India appeals for end to US nuclear curbs
On his first visit to Washington since taking up his post, Mukherjee said such limitations were among factors "that prevent India from realising its potential to contribute to international peace, stability and development."
In a speech to the Carnegie Endowment for International Peace, he said India and the United States have a "convergence of our security concerns," including "fundamentalist activism and terrorism" and weapons proliferation.
India is on the front line of this struggle and hence merits Washin-gton's assistance, Mukher-jee added.
Earlier, he met the Secretary of State Condoleezza Rice and will meet Defence Secretary Donald Rumsfeld at the Pentagon.
Mukherjee is preparing the way for a White House visit next month by Prime Minister Manmohan Singh.
President George W Bush has greatly accelerated predecessor Bill Clinton's initiative to strengthen ties between the world's two biggest democracies, at odds through most of the Cold War and the years immediately afterward.

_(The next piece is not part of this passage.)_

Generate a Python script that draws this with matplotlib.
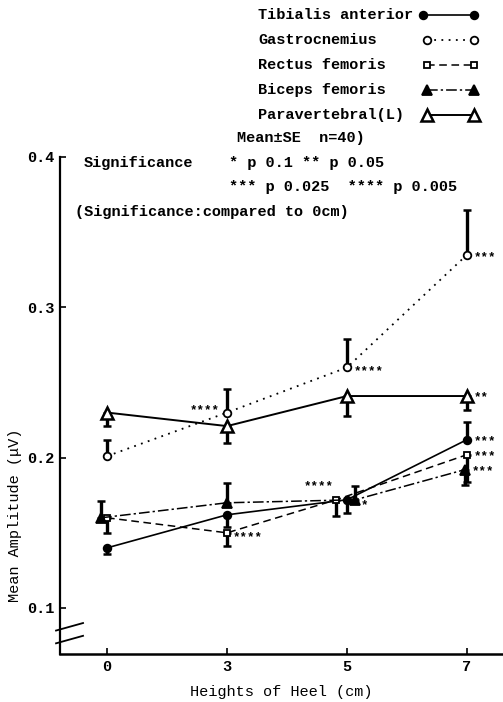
import matplotlib
matplotlib.use("Agg")
import matplotlib.pyplot as plt
from matplotlib.lines import Line2D
import numpy as np

plt.rcParams['font.family'] = ['Liberation Mono', 'DejaVu Sans Mono']
plt.rcParams['font.weight'] = 'bold'

# heel heights (categorical axis)
heights = ['0', '3', '5', '7']

# mean amplitude for each muscle
tibialis = [0.140, 0.162, 0.172, 0.212]
gastro = [0.201, 0.230, 0.260, 0.335]
rectus = [0.160, 0.150, 0.172, 0.202]
biceps = [0.160, 0.170, 0.172, 0.192]
paravert = [0.230, 0.221, 0.241, 0.241]

# one-sided SE bars (lower, upper)
tibialis_lo = [0.004, 0.008, 0.009, 0.0]
tibialis_up = [0.0, 0.0, 0.0, 0.012]
gastro_lo = [0.0, 0.0, 0.0, 0.0]
gastro_up = [0.011, 0.016, 0.019, 0.030]
rectus_lo = [0.010, 0.009, 0.011, 0.018]
rectus_up = [0.0, 0.0, 0.0, 0.0]
biceps_lo = [0.0, 0.0, 0.0, 0.010]
biceps_up = [0.011, 0.013, 0.009, 0.0]
paravert_lo = [0.009, 0.011, 0.013, 0.009]
paravert_up = [0.0, 0.0, 0.0, 0.0]

names = ['Tibialis anterior', 'Gastrocnemius', 'Rectus femoris',
         'Biceps femoris', 'Paravertebral(L)']

# significance marks: (series, height index, stars)
sig_marks = [(1, 1, '****'), (1, 2, '****'), (1, 3, '***'), (4, 3, '**'),
             (0, 3, '***'), (2, 3, '***'), (3, 3, '***'), (2, 1, '****'),
             (2, 2, '****'), (3, 2, '*')]

series = [(tibialis, tibialis_lo, tibialis_up),
          (gastro, gastro_lo, gastro_up),
          (rectus, rectus_lo, rectus_up),
          (biceps, biceps_lo, biceps_up),
          (paravert, paravert_lo, paravert_up)]

# drawing styles
styles = [dict(ls='-', marker='o', mfc='black', ms=5.5, lw=1.2),
          dict(ls=(0, (1, 3)), marker='o', mfc='white', ms=5.5, lw=1.3),
          dict(ls=(0, (5, 3)), marker='s', mfc='white', ms=5, lw=1.1),
          dict(ls=(0, (7, 2, 1.5, 2)), marker='^', mfc='black', ms=7, lw=1.1),
          dict(ls='-', marker='^', mfc='white', ms=8.5, lw=1.4, mew=1.8)]
x_shift = [[0, 0, 0, 0], [0, 0, 0, 0], [0, 0, -0.09, 0],
           [-0.05, 0, 0.07, -0.02], [0, 0, 0, 0]]
# where each star label goes: (dx, dy) in points, ha
sig_pos = {(1, 1): (-5, 2, 'right'), (1, 2): (5, -3, 'left'),
           (1, 3): (5, -2, 'left'), (4, 3): (5, -1, 'left'),
           (0, 3): (5, -1, 'left'), (2, 3): (5, -1, 'left'),
           (3, 3): (5, -1, 'left'), (2, 1): (4, -3, 'left'),
           (2, 2): (-2, 10, 'right'), (3, 2): (4, -4, 'left')}

W, H = 503, 702
fig = plt.figure(figsize=(W / 100, H / 100), dpi=100)
ax = fig.add_axes([60 / W, 48 / H, 443 / W, 497 / H])

xpos = np.arange(len(heights))
for k, (vals, lo, up) in enumerate(series):
    xs = xpos + np.array(x_shift[k])
    st = styles[k]
    ax.errorbar(xs, vals, yerr=[lo, up], fmt='none', ecolor='black',
                elinewidth=2.4, capsize=3.2, capthick=1.8, zorder=2)
    ax.plot(xs, vals, color='black', linestyle=st['ls'], lw=st['lw'],
            marker=st['marker'], mfc=st['mfc'], mec='black',
            ms=st['ms'], mew=st.get('mew', 1.3), zorder=3)

for s, i, txt in sig_marks:
    dx, dy, ha = sig_pos[(s, i)]
    xv = xpos[i] + x_shift[s][i]
    ax.annotate(txt, (xv, series[s][0][i]), xytext=(dx, dy),
                textcoords='offset points', ha=ha, va='center', fontsize=9)

ax.set_xlim(-0.392, 3.3)
ax.set_ylim(0.0694, 0.4)
ax.set_xticks(xpos)
ax.set_xticklabels(heights)
ax.set_yticks([0.1, 0.2, 0.3, 0.4])
ax.set_yticklabels(['0.1', '0.2', '0.3', '0.4'])
ax.tick_params(direction='in', length=4, width=1.2, labelsize=11, pad=4)
ax.spines['top'].set_visible(False)
ax.spines['right'].set_visible(False)
ax.spines['left'].set_linewidth(1.6)
ax.spines['bottom'].set_linewidth(1.8)
ax.set_xlabel('Heights of Heel (cm)', fontsize=11, labelpad=8)
ax.set_ylabel('Mean Amplitude (\u03bcV)', fontsize=11, labelpad=2,
              family=['Liberation Mono', 'DejaVu Sans'])
ax.yaxis.set_label_coords(-0.085, 0.28)

# axis break marks
for yb in [0.079, 0.0875]:
    ax.plot([-0.425, -0.2], [yb - 0.0025, yb + 0.0025], color='black', lw=1.3,
            clip_on=False, zorder=4)

# legend drawn by hand: text left aligned, sample line on the right
for k, name in enumerate(names):
    yy = 1 - (15 + 25 * k) / H
    st = styles[k]
    fig.text(258 / W, yy, name, fontsize=11, va='center', ha='left')
    x0 = 423 if k == 0 else 427
    fig.add_artist(Line2D([x0 / W, 474 / W], [yy, yy], transform=fig.transFigure,
                          color='black', linestyle=st['ls'], lw=st['lw'],
                          marker=st['marker'], mfc=st['mfc'], mec='black',
                          ms=st['ms'], mew=st.get('mew', 1.3)))

fig.text(237 / W, 1 - 138 / H, 'Mean\u00b1SE  n=40)', fontsize=11,
         va='center', ha='left')
fig.text(84 / W, 1 - 163 / H, 'Significance', fontsize=11,
         va='center', ha='left')
fig.text(229 / W, 1 - 163 / H, '* p 0.1 ** p 0.05', fontsize=11,
         va='center', ha='left')
fig.text(229 / W, 1 - 187 / H, '*** p 0.025  **** p 0.005', fontsize=11,
         va='center', ha='left')
fig.text(75 / W, 1 - 212 / H, '(Significance:compared to 0cm)',
         fontsize=11, va='center', ha='left')

fig.savefig('out.png', dpi=100)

Economic and diplomatic relations have mushroomed.
But nuclear, military and other technology dealings have been more cautious, largely because of US concerns over India's status as an undeclared nuclear power that has refused to join most international non-proliferation regimes.
The administration has begun to cooperate on nuclear-related safety programmes with India.
Earlier Mukherjee said that the peace process with Pakistan was still not firmly in place despite positive results from negotiations launched one-and-a-half years ago by the nuclear rivals.
Mukherjee accused Pakistan of not doing enough to dismantle the "infrastructure for terrorism" in Pakistan-held Kashmir and challenged the neighbour to cooperate with India as it has done with the United States on the "war on terror."
The Himalayan state of Kashmir, divided between Pakistan and India and claimed by both in full, has caused two of three wars between the neighbours since their independence in 1947 from Britain.